**What you have to do:**
Reproduce the entire listing word for word.

**Data segment:**
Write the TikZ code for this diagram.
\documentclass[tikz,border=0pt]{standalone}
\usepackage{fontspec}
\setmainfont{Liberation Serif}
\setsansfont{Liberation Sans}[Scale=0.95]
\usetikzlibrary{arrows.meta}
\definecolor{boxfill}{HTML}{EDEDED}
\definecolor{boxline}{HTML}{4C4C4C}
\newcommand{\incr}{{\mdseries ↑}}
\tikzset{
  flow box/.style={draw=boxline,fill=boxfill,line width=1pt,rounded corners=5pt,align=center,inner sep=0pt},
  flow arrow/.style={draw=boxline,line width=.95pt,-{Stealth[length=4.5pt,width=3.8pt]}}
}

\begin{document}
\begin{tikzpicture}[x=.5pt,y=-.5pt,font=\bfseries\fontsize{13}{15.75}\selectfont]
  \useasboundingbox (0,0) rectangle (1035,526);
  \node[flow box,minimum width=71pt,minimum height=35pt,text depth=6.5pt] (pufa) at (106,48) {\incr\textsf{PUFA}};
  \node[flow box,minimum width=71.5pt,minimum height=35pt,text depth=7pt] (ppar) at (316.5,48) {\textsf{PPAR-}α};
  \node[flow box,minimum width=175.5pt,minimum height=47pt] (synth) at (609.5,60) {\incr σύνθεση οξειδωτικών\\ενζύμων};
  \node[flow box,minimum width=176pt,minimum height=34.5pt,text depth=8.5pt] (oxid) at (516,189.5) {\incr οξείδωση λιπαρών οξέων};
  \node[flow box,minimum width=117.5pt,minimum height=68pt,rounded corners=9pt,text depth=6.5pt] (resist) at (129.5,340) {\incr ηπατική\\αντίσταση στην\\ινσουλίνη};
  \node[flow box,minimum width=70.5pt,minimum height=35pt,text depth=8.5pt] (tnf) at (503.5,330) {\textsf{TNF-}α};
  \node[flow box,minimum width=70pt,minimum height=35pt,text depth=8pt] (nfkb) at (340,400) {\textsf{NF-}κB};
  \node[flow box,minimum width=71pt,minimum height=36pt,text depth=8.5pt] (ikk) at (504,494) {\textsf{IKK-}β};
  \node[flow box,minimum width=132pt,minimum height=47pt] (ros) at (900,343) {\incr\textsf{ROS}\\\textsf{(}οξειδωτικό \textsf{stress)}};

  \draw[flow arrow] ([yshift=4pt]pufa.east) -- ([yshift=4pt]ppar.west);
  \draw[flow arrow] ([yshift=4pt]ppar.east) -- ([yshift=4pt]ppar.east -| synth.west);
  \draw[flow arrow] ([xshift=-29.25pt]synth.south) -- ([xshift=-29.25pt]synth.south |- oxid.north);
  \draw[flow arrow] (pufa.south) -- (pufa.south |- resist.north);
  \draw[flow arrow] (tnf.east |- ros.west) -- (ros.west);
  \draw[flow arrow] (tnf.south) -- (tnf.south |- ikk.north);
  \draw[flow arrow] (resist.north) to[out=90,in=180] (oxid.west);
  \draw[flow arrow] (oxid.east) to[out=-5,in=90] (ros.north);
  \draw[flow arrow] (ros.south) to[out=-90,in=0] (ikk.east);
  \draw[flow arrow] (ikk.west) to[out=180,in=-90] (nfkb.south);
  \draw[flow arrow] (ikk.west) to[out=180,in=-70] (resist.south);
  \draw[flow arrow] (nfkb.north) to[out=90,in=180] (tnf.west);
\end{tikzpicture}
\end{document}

**Task answer:**
Write the TikZ code for this diagram.
\documentclass[tikz,border=0pt]{standalone}
\usepackage{fontspec}
\setmainfont{Liberation Serif}
\setsansfont{Liberation Sans}[Scale=0.95]
\usetikzlibrary{arrows.meta}
\definecolor{boxfill}{HTML}{EDEDED}
\definecolor{boxline}{HTML}{4C4C4C}
\newcommand{\incr}{{\mdseries ↑}}
\tikzset{
  flow box/.style={draw=boxline,fill=boxfill,line width=1pt,rounded corners=5pt,align=center,inner sep=0pt},
  flow arrow/.style={draw=boxline,line width=.95pt,-{Stealth[length=4.5pt,width=3.8pt]}}
}

\begin{document}
\begin{tikzpicture}[x=.5pt,y=-.5pt,font=\bfseries\fontsize{13}{15.75}\selectfont]
  \useasboundingbox (0,0) rectangle (1035,526);
  \node[flow box,minimum width=71pt,minimum height=35pt,text depth=6.5pt] (pufa) at (106,48) {\incr\textsf{PUFA}};
  \node[flow box,minimum width=71.5pt,minimum height=35pt,text depth=7pt] (ppar) at (316.5,48) {\textsf{PPAR-}α};
  \node[flow box,minimum width=175.5pt,minimum height=47pt] (synth) at (609.5,60) {\incr σύνθεση οξειδωτικών\\ενζύμων};
  \node[flow box,minimum width=176pt,minimum height=34.5pt,text depth=8.5pt] (oxid) at (516,189.5) {\incr οξείδωση λιπαρών οξέων};
  \node[flow box,minimum width=117.5pt,minimum height=68pt,rounded corners=9pt,text depth=6.5pt] (resist) at (129.5,340) {\incr ηπατική\\αντίσταση στην\\ινσουλίνη};
  \node[flow box,minimum width=70.5pt,minimum height=35pt,text depth=8.5pt] (tnf) at (503.5,330) {\textsf{TNF-}α};
  \node[flow box,minimum width=70pt,minimum height=35pt,text depth=8pt] (nfkb) at (340,400) {\textsf{NF-}κB};
  \node[flow box,minimum width=71pt,minimum height=36pt,text depth=8.5pt] (ikk) at (504,494) {\textsf{IKK-}β};
  \node[flow box,minimum width=132pt,minimum height=47pt] (ros) at (900,343) {\incr\textsf{ROS}\\\textsf{(}οξειδωτικό \textsf{stress)}};

  \draw[flow arrow] ([yshift=4pt]pufa.east) -- ([yshift=4pt]ppar.west);
  \draw[flow arrow] ([yshift=4pt]ppar.east) -- ([yshift=4pt]ppar.east -| synth.west);
  \draw[flow arrow] ([xshift=-29.25pt]synth.south) -- ([xshift=-29.25pt]synth.south |- oxid.north);
  \draw[flow arrow] (pufa.south) -- (pufa.south |- resist.north);
  \draw[flow arrow] (tnf.east |- ros.west) -- (ros.west);
  \draw[flow arrow] (tnf.south) -- (tnf.south |- ikk.north);
  \draw[flow arrow] (resist.north) to[out=90,in=180] (oxid.west);
  \draw[flow arrow] (oxid.east) to[out=-5,in=90] (ros.north);
  \draw[flow arrow] (ros.south) to[out=-90,in=0] (ikk.east);
  \draw[flow arrow] (ikk.west) to[out=180,in=-90] (nfkb.south);
  \draw[flow arrow] (ikk.west) to[out=180,in=-70] (resist.south);
  \draw[flow arrow] (nfkb.north) to[out=90,in=180] (tnf.west);
\end{tikzpicture}
\end{document}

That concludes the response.